**Work instructions**
Reproduce the listing below exactly, minus its pictures.

**Recorded information**

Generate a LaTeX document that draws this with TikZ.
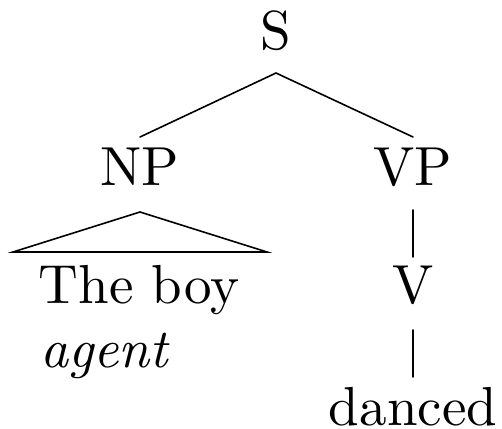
\documentclass[tikz,border=0pt]{standalone}
\usepackage{fontspec}
\setmainfont{lmroman10-regular.otf}[ItalicFont=lmroman10-italic.otf, BoldFont=lmroman10-bold.otf]
\tikzset{
  lbl/.style={inner sep=0pt, anchor=base, font=\fontsize{55}{60}\selectfont},
  edge/.style={line width=1.6pt, line cap=round, line join=miter}
}
\begin{document}
\begin{tikzpicture}[x=1pt,y=-1pt]
\useasboundingbox (0,0) rectangle (502,428);
\node[lbl] (S) at (276,49) {S};
\node[lbl] (NP) at (140,185) {NP};
\node[lbl] (VP) at (413,185) {VP};
\node[lbl] (boy) at (139,303) {The boy};
\node[lbl] (V) at (413,303) {V};
\node[lbl, anchor=base west] (agent) at (40,367) {\itshape agent};
\node[lbl] (danced) at (413,425) {danced};
\draw[edge] ([yshift=-24pt]S.base) -- ([yshift=48pt]NP.base);
\draw[edge] ([yshift=-24pt]S.base) -- ([yshift=48pt]VP.base);
\draw[edge] ([yshift=-27pt]NP.base) -- ([shift={(-126pt,51pt)}]boy.base) -- ([shift={(128pt,51pt)}]boy.base) -- cycle;
\draw[edge] ([yshift=-25pt]VP.base) -- ([yshift=46pt]V.base);
\draw[edge] ([yshift=-27pt]V.base) -- ([yshift=48pt]danced.base);
\end{tikzpicture}
\end{document}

**Exercise answer**
Generate a LaTeX document that draws this with TikZ.
\documentclass[tikz,border=0pt]{standalone}
\usepackage{fontspec}
\setmainfont{lmroman10-regular.otf}[ItalicFont=lmroman10-italic.otf, BoldFont=lmroman10-bold.otf]
\tikzset{
  lbl/.style={inner sep=0pt, anchor=base, font=\fontsize{55}{60}\selectfont},
  edge/.style={line width=1.6pt, line cap=round, line join=miter}
}
\begin{document}
\begin{tikzpicture}[x=1pt,y=-1pt]
\useasboundingbox (0,0) rectangle (502,428);
\node[lbl] (S) at (276,49) {S};
\node[lbl] (NP) at (140,185) {NP};
\node[lbl] (VP) at (413,185) {VP};
\node[lbl] (boy) at (139,303) {The boy};
\node[lbl] (V) at (413,303) {V};
\node[lbl, anchor=base west] (agent) at (40,367) {\itshape agent};
\node[lbl] (danced) at (413,425) {danced};
\draw[edge] ([yshift=-24pt]S.base) -- ([yshift=48pt]NP.base);
\draw[edge] ([yshift=-24pt]S.base) -- ([yshift=48pt]VP.base);
\draw[edge] ([yshift=-27pt]NP.base) -- ([shift={(-126pt,51pt)}]boy.base) -- ([shift={(128pt,51pt)}]boy.base) -- cycle;
\draw[edge] ([yshift=-25pt]VP.base) -- ([yshift=46pt]V.base);
\draw[edge] ([yshift=-27pt]V.base) -- ([yshift=48pt]danced.base);
\end{tikzpicture}
\end{document}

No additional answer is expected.